Me educaron de manera ambivalente con respecto al pensamiento y al deseo. Por una parte, la religión cristiana, teniendo en cuenta el noveno mandamiento “No consentirás pensamientos ni deseos impuros” me daba a entender el gran poder que podían tener, llegando incluso a pecar según lo que pasase por mi imaginación. Sin embargo, cuando los pensamientos y deseos entrañaban cualquier otra aspiración que la Iglesia no considerase impura, no tenían la más mínima importancia y, debido a ello, la más inocua de las fuerzas.
Ahora es cuando aprecio la importancia de este noveno mandamiento y rescato su valor como indicador, como aviso, como consejo. Siento, vivo, con el convencimiento de que todo aquello que pienso y deseo tiene tanta fuerza como las acciones tangibles que llevo a cabo; eso no quiere decir que las situaciones o las respuestas a estas acciones tengan que resultar exactamente como yo quiera, pero sí que tienen la fuerza de movilizar la energía de mi entorno. En ocasiones lo distingo claramente, en otras no tanto, del mismo modo que me sucede con las palabras y los hechos.
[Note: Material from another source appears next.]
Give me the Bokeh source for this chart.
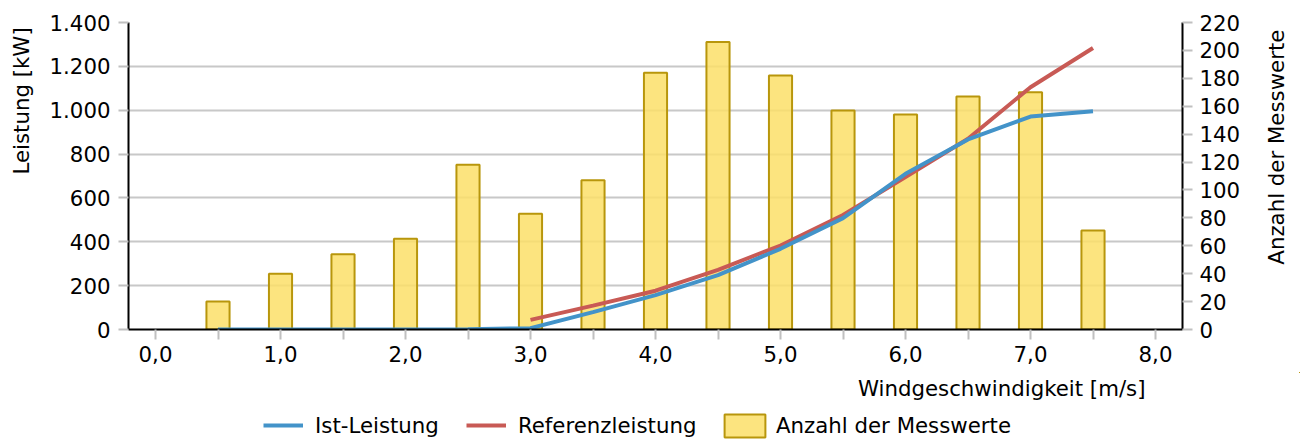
from bokeh.plotting import figure
from bokeh.models import (Range1d, LinearAxis, FixedTicker, Legend, LegendItem, Label)
from bokeh.layouts import row, column
from bokeh.embed import file_html
from bokeh.resources import INLINE
import math

# ---------------- data ----------------
wind_speed = [0.5, 1.0, 1.5, 2.0, 2.5, 3.0, 3.5, 4.0, 4.5, 5.0, 5.5, 6.0, 6.5, 7.0, 7.5]
anzahl = [20, 40, 54, 65, 118, 83, 107, 184, 206, 182, 157, 154, 167, 170, 71]
ist_leistung = [0, 0, 0, 0, 1, 6, 79, 157, 248, 368, 508, 710, 867, 971, 995]
ref_speed = [3.0, 3.5, 4.0, 4.5, 5.0, 5.5, 6.0, 6.5, 7.0, 7.5]
referenz = [44, 109, 177, 272, 383, 522, 695, 870, 1105, 1284]

x_tick_values = [0, 1, 2, 3, 4, 5, 6, 7, 8]
x_tick_labels = ["0,0", "1,0", "2,0", "3,0", "4,0", "5,0", "6,0", "7,0", "8,0"]
x_minor_values = [0.5, 1.5, 2.5, 3.5, 4.5, 5.5, 6.5, 7.5]
y_tick_values = [0, 200, 400, 600, 800, 1000, 1200, 1400]
y_tick_labels = ["0", "200", "400", "600", "800", "1.000", "1.200", "1.400"]
count_tick_values = [0, 20, 40, 60, 80, 100, 120, 140, 160, 180, 200, 220]
count_tick_labels = ["0", "20", "40", "60", "80", "100", "120", "140", "160", "180", "200", "220"]

series_names = ["Ist-Leistung", "Referenzleistung", "Anzahl der Messwerte"]
x_title = "Windgeschwindigkeit [m/s]"
y_title = "Leistung [kW]"
y2_title = "Anzahl der Messwerte"

FONT = "DejaVu Sans"
FS = "21.3px"
BLUE = "#4393c9"
RED = "#c85a55"
BAR_FILL = "#fcdf69"
BAR_LINE = "#b8960c"
GRID = "#c8c8c8"
TICK = "#c0c0c0"
LW = 4

TOP_H = 372
LEFT_W = 40
MAIN_W = 1205
RIGHT_W = 1300 - LEFT_W - MAIN_W
BOTTOM_H = 441 - TOP_H

# ---------------- main plot ----------------
p = figure(width=MAIN_W, height=TOP_H,
           x_range=Range1d(-0.216, 8.216), y_range=Range1d(0, 1400),
           output_backend="svg", toolbar_location=None,
           min_border_left=128 - LEFT_W, min_border_right=LEFT_W + MAIN_W - 1182,
           min_border_top=22, min_border_bottom=TOP_H - 329)
p.outline_line_color = None
p.background_fill_color = "white"
p.border_fill_color = "white"
p.extra_y_ranges = {"count": Range1d(0, 220)}

p.xgrid.visible = False
yt = FixedTicker(ticks=y_tick_values)
p.ygrid.ticker = yt
p.ygrid.grid_line_color = GRID
p.ygrid.grid_line_width = 2


def style_axis(ax, standoff):
    ax.axis_line_color = "black"
    ax.axis_line_width = 2
    ax.major_tick_line_color = TICK
    ax.major_tick_line_width = 2
    ax.major_tick_out = 10
    ax.major_tick_in = 0
    ax.major_label_standoff = standoff
    ax.major_label_text_font = FONT
    ax.major_label_text_font_size = FS
    ax.major_label_text_color = "black"


xa = p.xaxis[0]
xa.ticker = FixedTicker(ticks=x_tick_values, minor_ticks=x_minor_values)
xa.major_label_overrides = {float(v): l for v, l in zip(x_tick_values, x_tick_labels)}
style_axis(xa, 6)
xa.minor_tick_line_color = TICK
xa.minor_tick_line_width = 2
xa.minor_tick_out = 10
xa.minor_tick_in = 0

ya = p.yaxis[0]
ya.ticker = yt
ya.major_label_overrides = {v: l for v, l in zip(y_tick_values, y_tick_labels)}
style_axis(ya, 8)
ya.minor_tick_line_color = None

ra = LinearAxis(y_range_name="count", ticker=FixedTicker(ticks=count_tick_values))
ra.major_label_overrides = {v: l for v, l in zip(count_tick_values, count_tick_labels)}
style_axis(ra, 7)
ra.minor_tick_line_color = None
p.add_layout(ra, "right")

p.vbar(x=wind_speed, top=anzahl, bottom=0, width=0.185, y_range_name="count",
       fill_color=BAR_FILL, fill_alpha=0.85, line_color=BAR_LINE, line_width=2)
p.line(ref_speed, referenz, line_color=RED, line_width=LW)
p.line(wind_speed, ist_leistung, line_color=BLUE, line_width=LW)


def strip(w, h):
    f = figure(width=w, height=h, x_range=Range1d(0, w), y_range=Range1d(0, h),
               x_axis_type=None, y_axis_type=None,
               output_backend="svg", toolbar_location=None,
               min_border=0, min_border_left=0, min_border_right=0,
               min_border_top=0, min_border_bottom=0)
    f.outline_line_color = None
    f.background_fill_color = "white"
    f.border_fill_color = "white"
    return f


# ---------------- left title strip ----------------
left = strip(LEFT_W, TOP_H)
left.add_layout(Label(x=21, y=TOP_H - 95, text=y_title, angle=math.pi / 2,
                      text_align="center", text_baseline="middle",
                      text_font=FONT, text_font_size=FS, text_color="black"))

# ---------------- right title strip ----------------
right = strip(RIGHT_W, TOP_H)
right.add_layout(Label(x=1276 - LEFT_W - MAIN_W, y=TOP_H - 151, text=y2_title,
                       angle=math.pi / 2, text_align="center", text_baseline="middle",
                       text_font=FONT, text_font_size=FS, text_color="black"))

# ---------------- bottom strip: x title + legend ----------------
bottom = strip(1300, BOTTOM_H)
bottom.add_layout(Label(x=1145, y=441 - 388, text=x_title,
                        text_align="right", text_baseline="alphabetic",
                        text_font=FONT, text_font_size=FS, text_color="black"))

# legend proxies: the same series, mapped onto ranges that keep them out of view
bottom.extra_x_ranges = {"off": Range1d(-200, -100)}
bottom.extra_y_ranges = {"off": Range1d(-20000, -10000)}
l_blue = bottom.line(wind_speed, ist_leistung, line_color=BLUE, line_width=LW,
                     x_range_name="off", y_range_name="off")
l_red = bottom.line(ref_speed, referenz, line_color=RED, line_width=LW,
                    x_range_name="off", y_range_name="off")
l_bar = bottom.vbar(x=wind_speed, top=anzahl, width=0.185, fill_color=BAR_FILL,
                    fill_alpha=0.85, line_color=BAR_LINE, line_width=2,
                    x_range_name="off", y_range_name="off")

leg1 = Legend(items=[LegendItem(label=series_names[0], renderers=[l_blue]),
                     LegendItem(label=series_names[1], renderers=[l_red])],
              location=(263, 3), orientation="horizontal",
              glyph_width=40, glyph_height=26, label_standoff=12, spacing=27,
              padding=0, margin=0, border_line_color=None, background_fill_alpha=0,
              label_text_font=FONT, label_text_font_size=FS, label_text_color="black")
leg2 = Legend(items=[LegendItem(label=series_names[2], renderers=[l_bar])],
              location=(719, 1.5), orientation="horizontal",
              glyph_width=51, glyph_height=29, label_standoff=6, spacing=0,
              padding=0, margin=0, border_line_color=None, background_fill_alpha=0,
              label_text_font=FONT, label_text_font_size=FS, label_text_color="black")
bottom.add_layout(leg1)
bottom.add_layout(leg2)

layout = column(row(left, p, right, spacing=0), bottom, spacing=0)

open("out.html", "w").write(file_html(layout, INLINE))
Ya he hablado en otras ocasiones del poder del lenguaje (ver “Narrativa”, “Estoy bien de salud”), que no es más que el pensamiento puesto en palabras. Todo lo que pienso y deseo es un tipo determinado de energía que proyecto sutilmente al mundo del mismo modo que las palabras o las acciones son proyecciones más evidentes y menos sutiles. ¿Por qué motivo si la energía de las segundas tiene efecto no debería tenerlo la de los primeros?
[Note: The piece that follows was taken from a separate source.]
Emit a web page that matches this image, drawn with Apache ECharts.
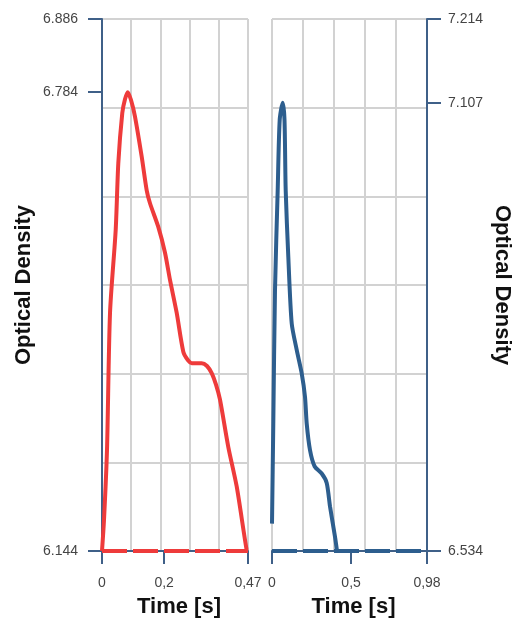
<!DOCTYPE html>
<html>
<head>
<meta charset="utf-8">
<script src="https://cdn.jsdelivr.net/npm/echarts@6/dist/echarts.min.js"></script>
<style>
html,body{margin:0;padding:0;background:#fff;}
#chart{width:518px;height:623px;}
</style>
</head>
<body>
<div id="chart"></div>
<script>
// Left panel (red)
const redTime = [0, 0.0064, 0.0161, 0.0258, 0.0441, 0.0525, 0.0653, 0.0740, 0.0827, 0.0934, 0.1062, 0.1278, 0.1439, 0.1545, 0.1812, 0.2028, 0.2189, 0.2405, 0.2617, 0.2769, 0.2888, 0.3209, 0.3380, 0.3531, 0.3670, 0.3799, 0.4066, 0.4336, 0.4658, 0.47];
const redOD   = [6.144, 6.187, 6.285, 6.476, 6.592, 6.685, 6.755, 6.774, 6.784, 6.773, 6.750, 6.694, 6.647, 6.629, 6.596, 6.560, 6.522, 6.476, 6.422, 6.410, 6.406, 6.406, 6.402, 6.392, 6.376, 6.355, 6.289, 6.234, 6.145, 6.144];
const redYTicks = [6.144, 6.784, 6.886];
const redXTicks = [0, 0.2, 0.47];

// Right panel (blue)
const blueTime = [0, 0.0082, 0.019, 0.036, 0.0487, 0.0677, 0.079, 0.0866, 0.1031, 0.1246, 0.1562, 0.1878, 0.2087, 0.2194, 0.2403, 0.2700, 0.3143, 0.3459, 0.3667, 0.3984, 0.411];
const blueOD   = [6.569, 6.697, 6.868, 6.995, 7.085, 7.107, 7.085, 6.995, 6.910, 6.825, 6.791, 6.761, 6.731, 6.697, 6.663, 6.642, 6.633, 6.621, 6.591, 6.552, 6.534];
const blueYTicks = [6.534, 7.107, 7.214];
const blueXTicks = [0, 0.5, 0.98];

const xName = 'Time [s]';
const yName = 'Optical Density';

const RED = '#ee3b3b';
const BLUE = '#2d5e8e';
const AXIS = '#3f6088';
const GRIDC = '#d2d2d2';
const FONT = 'Liberation Sans, Arial, sans-serif';

function zip(a, b) { return a.map((v, i) => [v, b[i]]); }
const commaFmt = v => String(+v.toFixed(2)).replace('.', ',');
const yFmt = v => v.toFixed(3);

function dataX(gridIndex, max, ticks) {
  return {
    gridIndex, type: 'value', min: 0, max: max, position: 'bottom', z: 3,
    axisLine: { show: true, onZero: false, lineStyle: { color: AXIS, width: 2 } },
    axisTick: { show: true, customValues: ticks, length: 13, lineStyle: { color: AXIS, width: 2 } },
    axisLabel: { customValues: ticks, formatter: commaFmt, margin: 25, color: '#444', fontSize: 14, fontFamily: FONT, showMinLabel: true, showMaxLabel: true },
    splitLine: { show: false },
    name: xName, nameLocation: 'middle', nameGap: 45,
    nameTextStyle: { fontSize: 22, fontWeight: 'bold', color: '#111', fontFamily: FONT, padding: [0, 0, 0, 8] }
  };
}
function dataY(gridIndex, min, max, ticks, pos) {
  return {
    gridIndex, type: 'value', min: min, max: max, position: pos, z: 3,
    axisLine: { show: true, onZero: false, lineStyle: { color: AXIS, width: 2 } },
    axisTick: { show: true, customValues: ticks, length: 14, lineStyle: { color: AXIS, width: 2 } },
    axisLabel: { customValues: ticks, formatter: yFmt, margin: pos === 'left' ? 24 : 21, color: '#444', fontSize: 14, fontFamily: FONT, showMinLabel: true, showMaxLabel: true },
    splitLine: { show: false },
    name: yName, nameLocation: 'middle', nameGap: pos === 'left' ? 67 : 64,
    nameRotate: pos === 'left' ? 90 : -90,
    nameTextStyle: { fontSize: 22, fontWeight: 'bold', color: '#111', fontFamily: FONT }
  };
}
function helperAxis(gridIndex, max) {
  return {
    gridIndex, type: 'value', min: 0, max: max, interval: 1, z: 0,
    axisLine: { show: false }, axisTick: { show: false }, axisLabel: { show: false },
    splitLine: { show: true, lineStyle: { color: GRIDC, width: 2 } }
  };
}

const option = {
  animation: false,
  backgroundColor: '#fff',
  grid: [
    { left: 102, top: 19, width: 146, height: 532 },
    { left: 272, top: 19, width: 155, height: 532 }
  ],
  xAxis: [
    dataX(0, 0.47, redXTicks),
    dataX(1, 0.98, blueXTicks),
    helperAxis(0, 5),
    helperAxis(1, 5)
  ],
  yAxis: [
    dataY(0, 6.144, 6.886, redYTicks, 'left'),
    dataY(1, 6.534, 7.214, blueYTicks, 'right'),
    helperAxis(0, 6),
    helperAxis(1, 6)
  ],
  series: [
    {
      type: 'line', xAxisIndex: 0, yAxisIndex: 0, data: [[0, redYTicks[0]], [redXTicks[2], redYTicks[0]]],
      showSymbol: false, lineStyle: { color: RED, width: 4, type: [25, 6] }, z: 4
    },
    {
      type: 'line', xAxisIndex: 0, yAxisIndex: 0, data: zip(redTime, redOD),
      showSymbol: false, smooth: 0.25, lineStyle: { color: RED, width: 4 }, z: 5
    },
    {
      type: 'line', xAxisIndex: 1, yAxisIndex: 1, data: [[0, blueYTicks[0]], [blueXTicks[2], blueYTicks[0]]],
      showSymbol: false, lineStyle: { color: BLUE, width: 4, type: [25, 6] }, z: 4
    },
    {
      type: 'line', xAxisIndex: 1, yAxisIndex: 1, data: zip(blueTime, blueOD),
      showSymbol: false, smooth: 0.25, lineStyle: { color: BLUE, width: 4 }, z: 5
    }
  ]
};

const chart = echarts.init(document.getElementById('chart'), null, { renderer: 'canvas' });
chart.setOption(option);
</script>
</body>
</html>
Cuanto más convencida estoy de un aspecto, más evidencias encuentro al respecto, cuanto más focalizo mi mente en algo, más demostraciones veo. Tal como dije en un post anterior (ver “Verdad absoluta”) la mente es quien crea para cada uno de nosotros un mapa del territorio y gracias o debido a ello la configuración de dicho mapa suele convertirse entonces para cada uno de nosotros en el territorio; acepto que en mi mapa no existe la casualidad y, aun así, acepto que para muchos otros sí exista.